The memo further stated that “All statutory revenue lines like tender fees, contractor’s registration fees, disposal of fixed assets, rent on quarters, etc shall be remitted 100% to the sub-recurrent account.

“The union wishes to state that this makes absolutely no sense at all because education should not be “partially funded” rather, is supposed to be fully funded by the federal government, which established them.

“In spite of progressively vanishing support from the federal government that set them up, Colleges have managed to survive and live up to the demands of their mandate of training teachers for this country, by devising several means, including denying staff and students of most of their entitlements to survive and operating under excruciating teaching and learning environment.

“Tertiary education is now rightly not for the poor. When the government is supposed to give life support to our Colleges, they prefer to milk and draw the last blood of life, out of us.

“All the Adjustments in the revenue will now pass unto the parents because students have to be charged the 40% to each subhead as IGR to the government. Otherwise, no College of education in Nigeria can survive.

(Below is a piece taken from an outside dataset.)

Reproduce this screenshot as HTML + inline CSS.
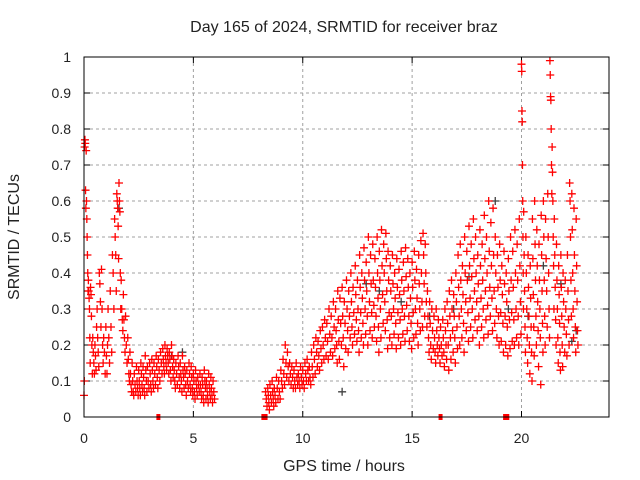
<!DOCTYPE html>
<html><head><meta charset="utf-8"><style>
body{margin:0;background:#fff}
svg{display:block}
text{font-family:"Liberation Sans",sans-serif;font-size:14px;fill:#222}
.big{font-size:16px}
</style></head><body>
<svg id="c" width="640" height="480">
<text class="big" x="344" y="32" text-anchor="middle">Day 165 of 2024, SRMTID for receiver braz</text>
<text class="big" x="344" y="471" text-anchor="middle">GPS time / hours</text>
<text class="big" transform="translate(19,237) rotate(-90)" text-anchor="middle">SRMTID / TECUs</text>
<g id="grid"></g>
<g id="ticks"></g>
<g id="grey"></g>
<g id="red"></g>
<rect x="84" y="57" width="525" height="360" fill="none" stroke="#000" stroke-width="1"/>
</svg>
<script>
const xTicks=[0,5,10,15,20];
const yTicks=[0,0.1,0.2,0.3,0.4,0.5,0.6,0.7,0.8,0.9,1];
const yTickLabels=["0","0.1","0.2","0.3","0.4","0.5","0.6","0.7","0.8","0.9","1"];
// red series: [start time of 0.1h bin, values in bin]
const redBins=[
[0.0,[.06,.1,.75,.77,.76,.63,.58]],[0.1,[.74,.6,.55,.5,.45,.4,.35]],[0.2,[.38,.35,.33,.3,.22,.15]],[0.3,[.36,.34,.28,.2,.12]],
[0.4,[.22,.18,.15,.12]],[0.5,[.2,.17,.13,.25]],[0.6,[.3,.22,.18,.14]],[0.7,[.4,.37,.32,.25]],[0.8,[.41,.3,.2,.15]],
[0.9,[.22,.18,.12]],[1.0,[.25,.17,.12,.2]],[1.1,[.3,.22,.15]],[1.2,[.35,.25,.18]],[1.3,[.45,.4,.3]],[1.4,[.55,.5,.45,.35]],
[1.5,[.62,.6,.58,.53,.44]],[1.6,[.65,.6,.57,.4,.3]],[1.7,[.38,.3,.27,.24]],[1.8,[.34,.27,.22,.18]],[1.9,[.28,.2,.15]],
[2.0,[.22,.16,.12,.1]],[2.1,[.18,.12,.09,.07]],[2.2,[.15,.1,.07,.06]],[2.3,[.12,.09,.07]],[2.4,[.14,.1,.08,.06]],
[2.5,[.13,.1,.08,.06]],[2.6,[.15,.12,.09,.07]],[2.7,[.14,.11,.08,.06]],[2.8,[.17,.13,.1,.07]],[2.9,[.14,.1,.08]],
[3.0,[.15,.12,.09,.07]],[3.1,[.16,.13,.1,.08]],[3.2,[.15,.12,.09]],[3.3,[.17,.14,.11,.08]],[3.4,[.16,.13,.1]],
[3.5,[.18,.15,.12]],[3.6,[.19,.16,.14,.12]],[3.7,[.2,.17,.15,.13]],[3.8,[.19,.17,.15,.12]],[3.9,[.18,.16,.13,.1]],
[4.0,[.2,.17,.14,.11]],[4.1,[.16,.13,.1,.08]],[4.2,[.15,.12,.09]],[4.3,[.17,.14,.11,.08]],[4.4,[.15,.12,.1,.07]],
[4.5,[.17,.13,.11,.08]],[4.6,[.14,.12,.09,.06]],[4.7,[.13,.1,.08]],[4.8,[.15,.12,.09,.07]],[4.9,[.14,.11,.08,.06]],
[5.0,[.12,.1,.07,.05]],[5.1,[.13,.1,.08,.06]],[5.2,[.11,.09,.07]],[5.3,[.12,.09,.07,.05]],[5.4,[.11,.09,.06,.04]],
[5.5,[.13,.1,.08,.05]],[5.6,[.1,.08,.06,.04]],[5.7,[.12,.09,.07,.05]],[5.8,[.11,.08,.06,.04]],[5.9,[.1,.07,.05]],
[8.3,[.07,.05,.03]],[8.4,[.08,.06,.04,.02]],[8.5,[.09,.06,.04]],[8.6,[.1,.07,.05,.03]],[8.7,[.08,.06,.04]],
[8.8,[.11,.08,.05]],[8.9,[.1,.07,.05]],[9.0,[.13,.1,.08]],[9.1,[.16,.12,.09]],[9.2,[.2,.15,.11]],[9.3,[.18,.14,.1]],
[9.4,[.15,.12,.09]],[9.5,[.14,.11,.08]],[9.6,[.13,.1,.08]],[9.7,[.15,.11,.09]],[9.8,[.12,.1,.08]],[9.9,[.14,.11,.09]],
[10.0,[.13,.1,.08]],[10.1,[.15,.12,.1]],[10.2,[.16,.13,.1]],[10.3,[.14,.11,.09]],[10.4,[.18,.14,.11]],[10.5,[.2,.16,.12]],
[10.6,[.22,.18,.14]],[10.7,[.21,.17,.13]],[10.8,[.24,.19,.15]],[10.9,[.25,.2,.16]],[11.0,[.27,.22,.17]],[11.1,[.26,.21,.16]],
[11.2,[.3,.23,.18]],[11.3,[.28,.22,.17]],[11.4,[.32,.25,.19]],[11.5,[.3,.24,.2,.15]],[11.6,[.35,.27,.21,.16]],
[11.7,[.33,.26,.2]],[11.8,[.36,.28,.22,.14]],[11.9,[.32,.26,.19]],[12.0,[.38,.3,.24,.18]],[12.1,[.35,.28,.22]],
[12.2,[.4,.32,.25,.2]],[12.3,[.36,.29,.23]],[12.4,[.42,.34,.27,.21]],[12.5,[.38,.3,.24,.18]],[12.6,[.45,.36,.29,.22]],
[12.7,[.4,.33,.26,.2]],[12.8,[.47,.38,.3,.23]],[12.9,[.43,.35,.28,.2]],[13.0,[.5,.4,.32,.24]],[13.1,[.45,.37,.29,.22]],
[13.2,[.48,.38,.31,.25]],[13.3,[.44,.36,.28,.21]],[13.4,[.5,.4,.33,.25,.18]],[13.5,[.46,.38,.3,.22]],[13.6,[.52,.42,.34,.26]],
[13.7,[.48,.4,.32,.24]],[13.8,[.51,.44,.35,.27,.19]],[13.9,[.46,.38,.29,.22]],[14.0,[.42,.35,.28,.2]],[14.1,[.45,.37,.3,.23]],
[14.2,[.4,.33,.26,.19]],[14.3,[.44,.36,.29,.22]],[14.4,[.41,.34,.27,.2]],[14.5,[.46,.38,.3,.23]],[14.6,[.43,.35,.28,.21]],
[14.7,[.47,.39,.31,.24]],[14.8,[.44,.36,.28,.21]],[14.9,[.4,.33,.26,.19]],[15.0,[.43,.36,.29,.22]],[15.1,[.46,.38,.3,.23]],
[15.2,[.41,.33,.26,.2]],[15.3,[.45,.37,.3,.24]],[15.4,[.49,.4,.32,.25]],[15.5,[.51,.45,.37,.28]],[15.6,[.48,.4,.32,.25]],
[15.7,[.35,.28,.22,.18]],[15.8,[.32,.26,.2,.16]],[15.9,[.3,.24,.19]],[16.0,[.28,.22,.18,.15]],[16.1,[.3,.24,.2,.17]],
[16.2,[.27,.22,.19,.15]],[16.3,[.25,.2,.17]],[16.4,[.27,.22,.18,.14]],[16.5,[.3,.24,.2,.16]],[16.6,[.32,.26,.2,.13]],
[16.7,[.35,.28,.22,.16]],[16.8,[.38,.3,.24,.18]],[16.9,[.34,.28,.22,.15]],[17.0,[.4,.32,.25,.19]],[17.1,[.45,.36,.28,.2]],
[17.2,[.48,.38,.3,.22]],[17.3,[.42,.34,.26,.18]],[17.4,[.5,.4,.32,.24]],[17.5,[.46,.38,.29,.21]],[17.6,[.53,.42,.33,.25]],
[17.7,[.48,.39,.3,.22]],[17.8,[.55,.44,.35,.27]],[17.9,[.5,.4,.32,.24]],[18.0,[.45,.37,.28,.2]],[18.1,[.52,.42,.33,.25]],
[18.2,[.48,.38,.3,.22]],[18.3,[.56,.44,.35,.27]],[18.4,[.5,.4,.31,.23]],[18.5,[.6,.46,.36,.28]],[18.6,[.54,.42,.33,.24]],
[18.7,[.58,.45,.35,.26]],[18.8,[.5,.4,.3,.22]],[18.9,[.45,.36,.28,.2]],[19.0,[.48,.38,.29,.21]],[19.1,[.42,.34,.26,.18]],
[19.2,[.46,.37,.28,.2]],[19.3,[.4,.32,.25,.17]],[19.4,[.44,.35,.27,.19]],[19.5,[.5,.38,.29,.21]],[19.6,[.46,.36,.27,.2]],
[19.7,[.52,.4,.3,.22]],[19.8,[.48,.38,.28,.2]],[19.9,[.55,.42,.32,.23]],[20.0,[.98,.96,.85,.82,.7,.6,.5,.4,.3]],
[20.1,[.57,.45,.35,.25,.18]],[20.2,[.5,.4,.3,.22,.15]],[20.3,[.45,.36,.28,.2,.12]],[20.4,[.42,.33,.25,.18,.1]],
[20.5,[.55,.44,.34,.25,.17]],[20.6,[.6,.48,.38,.28,.2]],[20.7,[.52,.42,.32,.24,.14]],[20.8,[.48,.38,.3,.22,.09]],
[20.9,[.56,.45,.35,.26,.18]],[21.0,[.6,.5,.38,.28,.2]],[21.1,[.55,.44,.35,.25]],[21.2,[.62,.5,.4,.3,.22]],
[21.3,[.99,.95,.89,.88,.8,.7,.62]],[21.4,[.75,.68,.6,.5,.42,.3]],[21.5,[.55,.45,.36,.27,.2]],[21.6,[.48,.38,.3,.22,.15]],
[21.7,[.42,.34,.26,.18,.13]],[21.8,[.45,.36,.28,.2,.14]],[21.9,[.4,.32,.25,.18]],[22.0,[.38,.3,.23,.17]],
[22.1,[.45,.35,.27,.2]],[22.2,[.65,.6,.5,.38,.28]],[22.3,[.62,.52,.4,.3,.22]],[22.4,[.58,.45,.35,.25,.18]],[22.5,[.55,.42,.32,.24,.2]]
];
const greyT=[1.6,4.0,4.5,12.9,14.5,16.9,17.6,18.8,19.4,20.3,21.0,21.8,22.3,22.5,13.5,15.8,11.8];
const greyV=[0.58,0.17,0.18,0.37,0.32,0.3,0.39,0.6,0.3,0.28,0.42,0.37,0.21,0.24,0.35,0.28,0.07];
const gapT=[3.4,8.2,8.3,16.3,19.25,19.35];
const X=t=>84+t*(525/24), Y=v=>417-v*360;
const NS='http://www.w3.org/2000/svg';
function mk(tag,attrs,parent){const e=document.createElementNS(NS,tag);for(const k in attrs)e.setAttribute(k,attrs[k]);parent.appendChild(e);return e;}
const grid=document.getElementById('grid'),ticks=document.getElementById('ticks');
xTicks.forEach(t=>{
 if(t>0){const g=mk('line',{x1:X(t),x2:X(t),y1:57,y2:417,stroke:'#a0a0a0','stroke-dasharray':'3,3'},grid);
 
 }
 mk('line',{x1:X(t),x2:X(t),y1:417,y2:411,stroke:'#000'},ticks);
 mk('line',{x1:X(t),x2:X(t),y1:57,y2:63,stroke:'#000'},ticks);
 const l=mk('text',{x:X(t),y:443,'text-anchor':'middle'},ticks);l.textContent=t;
 
 
});
yTicks.forEach((v,i)=>{
 if(v>0&&v<1){const g=mk('line',{x1:84,x2:609,y1:Y(v),y2:Y(v),stroke:'#a0a0a0','stroke-dasharray':'3,3'},grid);
 
 }
 mk('line',{x1:84,x2:90,y1:Y(v),y2:Y(v),stroke:'#000'},ticks);
 mk('line',{x1:603,x2:609,y1:Y(v),y2:Y(v),stroke:'#000'},ticks);
 const l=mk('text',{x:71,y:Y(v)+5,'text-anchor':'end'},ticks);l.textContent=yTickLabels[i];
 
 
});
function plus(g,t,v,col){const x=X(t),y=Y(v);
 const p=mk('path',{d:`M${x-4} ${y}h8M${x} ${y-4}v8`,stroke:col,'stroke-width':1.3,fill:'none'},g);
 
 }
const grey=document.getElementById('grey'),red=document.getElementById('red');
greyT.forEach((t,i)=>plus(grey,t,greyV[i],'#404040'));
redBins.forEach(([t,vals])=>vals.forEach((v,i)=>plus(red,t+0.1*i/vals.length,v,'#ff0000')));
gapT.forEach(t=>{const r=mk('rect',{x:X(t)-2,y:414,width:4,height:6,fill:'#ff0000'},red);
 
 });
</script>
</body></html>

“For the record, Colleges of Education do not have anything called IGR. What students pay (as paltry sums) are service charges for student ID cards, hostel maintenance, games, etc.

“It is unbelievable and mind blogging to note that the federal government wants Colleges of Education that are barely struggling to survive, and whose overhead cannot even pay for diesel or electricity bills, not to talk of student hostels and other logistics, would be asked to remit 40% of what they collect as registration fee from students as Internally Generated Revenue (IGR) to the federal government coffers to fund political elites’ indulgences.

“This action, which can be likened to squeezing water out of stone and depositing it into an ocean, is, in our opinion, a deliberate effort by the government to systematically phase out Public Tertiary Educational Institutions in Nigeria just like they did to public primary and secondary schools.”

The union urged the federal government to reverse the policy of facing industrial unrest in the nation’s colleges of education.

“Government needs to, therefore, reverse with immediate effects, this anti-people policy and, allow the children of the poor to ‘breathe’ and go to school like the children of the elites.

“If this is not done, Colleges of Education can no longer train teachers for Nigerian schools. Additionally, the union may have no option than to down tools and further mobilise students across all Colleges of Education in Nigeria to go to the streets and react to this anti masses policies.”